[Code that draws figures]
□ □ □ □

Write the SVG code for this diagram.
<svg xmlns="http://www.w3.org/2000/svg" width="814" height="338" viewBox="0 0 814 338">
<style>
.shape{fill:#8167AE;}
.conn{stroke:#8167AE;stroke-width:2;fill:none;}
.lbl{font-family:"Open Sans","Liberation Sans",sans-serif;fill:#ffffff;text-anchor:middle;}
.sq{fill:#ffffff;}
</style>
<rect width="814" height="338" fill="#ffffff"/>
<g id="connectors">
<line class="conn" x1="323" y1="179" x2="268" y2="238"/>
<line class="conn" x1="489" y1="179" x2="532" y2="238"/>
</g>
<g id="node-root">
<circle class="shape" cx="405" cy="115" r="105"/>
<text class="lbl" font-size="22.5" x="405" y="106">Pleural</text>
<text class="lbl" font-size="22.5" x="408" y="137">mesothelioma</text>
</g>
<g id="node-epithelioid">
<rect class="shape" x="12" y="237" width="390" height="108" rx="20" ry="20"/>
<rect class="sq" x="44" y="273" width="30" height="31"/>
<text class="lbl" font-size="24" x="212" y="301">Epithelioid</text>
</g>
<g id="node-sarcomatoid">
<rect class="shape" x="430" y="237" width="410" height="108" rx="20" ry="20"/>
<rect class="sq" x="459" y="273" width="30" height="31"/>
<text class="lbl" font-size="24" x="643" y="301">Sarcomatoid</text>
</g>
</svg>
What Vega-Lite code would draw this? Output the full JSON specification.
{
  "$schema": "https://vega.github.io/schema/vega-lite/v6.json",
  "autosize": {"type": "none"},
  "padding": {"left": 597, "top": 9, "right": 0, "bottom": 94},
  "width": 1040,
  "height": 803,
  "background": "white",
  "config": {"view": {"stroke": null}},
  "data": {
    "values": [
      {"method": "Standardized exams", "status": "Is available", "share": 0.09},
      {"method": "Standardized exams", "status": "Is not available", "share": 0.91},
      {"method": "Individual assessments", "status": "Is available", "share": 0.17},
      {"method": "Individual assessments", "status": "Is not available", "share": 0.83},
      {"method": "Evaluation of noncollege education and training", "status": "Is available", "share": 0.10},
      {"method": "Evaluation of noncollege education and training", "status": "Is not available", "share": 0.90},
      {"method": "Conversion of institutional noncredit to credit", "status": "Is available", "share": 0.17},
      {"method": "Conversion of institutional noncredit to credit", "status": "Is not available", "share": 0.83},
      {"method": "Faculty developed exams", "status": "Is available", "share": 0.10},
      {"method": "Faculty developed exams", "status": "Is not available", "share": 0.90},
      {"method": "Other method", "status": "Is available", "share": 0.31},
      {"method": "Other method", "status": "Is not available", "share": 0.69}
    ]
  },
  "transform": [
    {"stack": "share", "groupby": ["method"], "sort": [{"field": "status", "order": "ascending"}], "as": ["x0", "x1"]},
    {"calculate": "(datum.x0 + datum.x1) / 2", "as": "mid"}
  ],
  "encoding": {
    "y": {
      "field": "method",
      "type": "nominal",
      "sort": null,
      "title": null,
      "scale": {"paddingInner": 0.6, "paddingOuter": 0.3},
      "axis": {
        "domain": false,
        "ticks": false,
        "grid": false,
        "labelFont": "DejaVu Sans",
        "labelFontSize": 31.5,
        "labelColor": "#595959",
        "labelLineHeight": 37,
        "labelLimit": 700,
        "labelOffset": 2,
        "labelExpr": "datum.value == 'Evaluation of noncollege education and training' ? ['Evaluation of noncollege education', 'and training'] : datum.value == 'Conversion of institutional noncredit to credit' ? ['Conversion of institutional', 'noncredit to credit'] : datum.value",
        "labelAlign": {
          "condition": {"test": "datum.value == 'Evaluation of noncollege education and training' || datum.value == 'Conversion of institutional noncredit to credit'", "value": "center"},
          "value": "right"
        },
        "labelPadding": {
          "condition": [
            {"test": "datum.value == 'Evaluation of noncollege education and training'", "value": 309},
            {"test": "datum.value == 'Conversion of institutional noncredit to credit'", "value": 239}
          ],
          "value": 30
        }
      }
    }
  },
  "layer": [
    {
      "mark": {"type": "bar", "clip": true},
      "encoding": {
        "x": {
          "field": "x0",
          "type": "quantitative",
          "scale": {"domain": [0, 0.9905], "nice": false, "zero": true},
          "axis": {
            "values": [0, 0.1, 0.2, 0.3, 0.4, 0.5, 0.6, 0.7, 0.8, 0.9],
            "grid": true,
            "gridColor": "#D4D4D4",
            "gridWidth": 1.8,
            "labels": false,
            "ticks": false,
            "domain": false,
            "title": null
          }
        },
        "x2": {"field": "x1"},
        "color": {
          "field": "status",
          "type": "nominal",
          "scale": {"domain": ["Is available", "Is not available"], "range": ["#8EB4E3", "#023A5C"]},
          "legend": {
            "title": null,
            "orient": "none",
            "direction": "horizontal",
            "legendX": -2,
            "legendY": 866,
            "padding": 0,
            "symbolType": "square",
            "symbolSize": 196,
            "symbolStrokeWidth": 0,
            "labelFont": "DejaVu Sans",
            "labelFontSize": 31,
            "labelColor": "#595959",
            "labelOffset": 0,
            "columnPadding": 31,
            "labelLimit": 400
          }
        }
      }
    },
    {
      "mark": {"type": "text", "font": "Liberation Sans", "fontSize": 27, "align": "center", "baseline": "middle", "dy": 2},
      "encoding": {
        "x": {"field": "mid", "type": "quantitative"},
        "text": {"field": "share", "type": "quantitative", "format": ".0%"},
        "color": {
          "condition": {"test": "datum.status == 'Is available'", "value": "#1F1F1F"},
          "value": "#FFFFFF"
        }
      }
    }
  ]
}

□ □ □ □

Please return the data above exactly as given.

_SOLVED PROBLEM_
Write the SVG code for this diagram.
<svg xmlns="http://www.w3.org/2000/svg" width="814" height="338" viewBox="0 0 814 338">
<style>
.shape{fill:#8167AE;}
.conn{stroke:#8167AE;stroke-width:2;fill:none;}
.lbl{font-family:"Open Sans","Liberation Sans",sans-serif;fill:#ffffff;text-anchor:middle;}
.sq{fill:#ffffff;}
</style>
<rect width="814" height="338" fill="#ffffff"/>
<g id="connectors">
<line class="conn" x1="323" y1="179" x2="268" y2="238"/>
<line class="conn" x1="489" y1="179" x2="532" y2="238"/>
</g>
<g id="node-root">
<circle class="shape" cx="405" cy="115" r="105"/>
<text class="lbl" font-size="22.5" x="405" y="106">Pleural</text>
<text class="lbl" font-size="22.5" x="408" y="137">mesothelioma</text>
</g>
<g id="node-epithelioid">
<rect class="shape" x="12" y="237" width="390" height="108" rx="20" ry="20"/>
<rect class="sq" x="44" y="273" width="30" height="31"/>
<text class="lbl" font-size="24" x="212" y="301">Epithelioid</text>
</g>
<g id="node-sarcomatoid">
<rect class="shape" x="430" y="237" width="410" height="108" rx="20" ry="20"/>
<rect class="sq" x="459" y="273" width="30" height="31"/>
<text class="lbl" font-size="24" x="643" y="301">Sarcomatoid</text>
</g>
</svg>
What Vega-Lite code would draw this? Output the full JSON specification.
{
  "$schema": "https://vega.github.io/schema/vega-lite/v6.json",
  "autosize": {"type": "none"},
  "padding": {"left": 597, "top": 9, "right": 0, "bottom": 94},
  "width": 1040,
  "height": 803,
  "background": "white",
  "config": {"view": {"stroke": null}},
  "data": {
    "values": [
      {"method": "Standardized exams", "status": "Is available", "share": 0.09},
      {"method": "Standardized exams", "status": "Is not available", "share": 0.91},
      {"method": "Individual assessments", "status": "Is available", "share": 0.17},
      {"method": "Individual assessments", "status": "Is not available", "share": 0.83},
      {"method": "Evaluation of noncollege education and training", "status": "Is available", "share": 0.10},
      {"method": "Evaluation of noncollege education and training", "status": "Is not available", "share": 0.90},
      {"method": "Conversion of institutional noncredit to credit", "status": "Is available", "share": 0.17},
      {"method": "Conversion of institutional noncredit to credit", "status": "Is not available", "share": 0.83},
      {"method": "Faculty developed exams", "status": "Is available", "share": 0.10},
      {"method": "Faculty developed exams", "status": "Is not available", "share": 0.90},
      {"method": "Other method", "status": "Is available", "share": 0.31},
      {"method": "Other method", "status": "Is not available", "share": 0.69}
    ]
  },
  "transform": [
    {"stack": "share", "groupby": ["method"], "sort": [{"field": "status", "order": "ascending"}], "as": ["x0", "x1"]},
    {"calculate": "(datum.x0 + datum.x1) / 2", "as": "mid"}
  ],
  "encoding": {
    "y": {
      "field": "method",
      "type": "nominal",
      "sort": null,
      "title": null,
      "scale": {"paddingInner": 0.6, "paddingOuter": 0.3},
      "axis": {
        "domain": false,
        "ticks": false,
        "grid": false,
        "labelFont": "DejaVu Sans",
        "labelFontSize": 31.5,
        "labelColor": "#595959",
        "labelLineHeight": 37,
        "labelLimit": 700,
        "labelOffset": 2,
        "labelExpr": "datum.value == 'Evaluation of noncollege education and training' ? ['Evaluation of noncollege education', 'and training'] : datum.value == 'Conversion of institutional noncredit to credit' ? ['Conversion of institutional', 'noncredit to credit'] : datum.value",
        "labelAlign": {
          "condition": {"test": "datum.value == 'Evaluation of noncollege education and training' || datum.value == 'Conversion of institutional noncredit to credit'", "value": "center"},
          "value": "right"
        },
        "labelPadding": {
          "condition": [
            {"test": "datum.value == 'Evaluation of noncollege education and training'", "value": 309},
            {"test": "datum.value == 'Conversion of institutional noncredit to credit'", "value": 239}
          ],
          "value": 30
        }
      }
    }
  },
  "layer": [
    {
      "mark": {"type": "bar", "clip": true},
      "encoding": {
        "x": {
          "field": "x0",
          "type": "quantitative",
          "scale": {"domain": [0, 0.9905], "nice": false, "zero": true},
          "axis": {
            "values": [0, 0.1, 0.2, 0.3, 0.4, 0.5, 0.6, 0.7, 0.8, 0.9],
            "grid": true,
            "gridColor": "#D4D4D4",
            "gridWidth": 1.8,
            "labels": false,
            "ticks": false,
            "domain": false,
            "title": null
          }
        },
        "x2": {"field": "x1"},
        "color": {
          "field": "status",
          "type": "nominal",
          "scale": {"domain": ["Is available", "Is not available"], "range": ["#8EB4E3", "#023A5C"]},
          "legend": {
            "title": null,
            "orient": "none",
            "direction": "horizontal",
            "legendX": -2,
            "legendY": 866,
            "padding": 0,
            "symbolType": "square",
            "symbolSize": 196,
            "symbolStrokeWidth": 0,
            "labelFont": "DejaVu Sans",
            "labelFontSize": 31,
            "labelColor": "#595959",
            "labelOffset": 0,
            "columnPadding": 31,
            "labelLimit": 400
          }
        }
      }
    },
    {
      "mark": {"type": "text", "font": "Liberation Sans", "fontSize": 27, "align": "center", "baseline": "middle", "dy": 2},
      "encoding": {
        "x": {"field": "mid", "type": "quantitative"},
        "text": {"field": "share", "type": "quantitative", "format": ".0%"},
        "color": {
          "condition": {"test": "datum.status == 'Is available'", "value": "#1F1F1F"},
          "value": "#FFFFFF"
        }
      }
    }
  ]
}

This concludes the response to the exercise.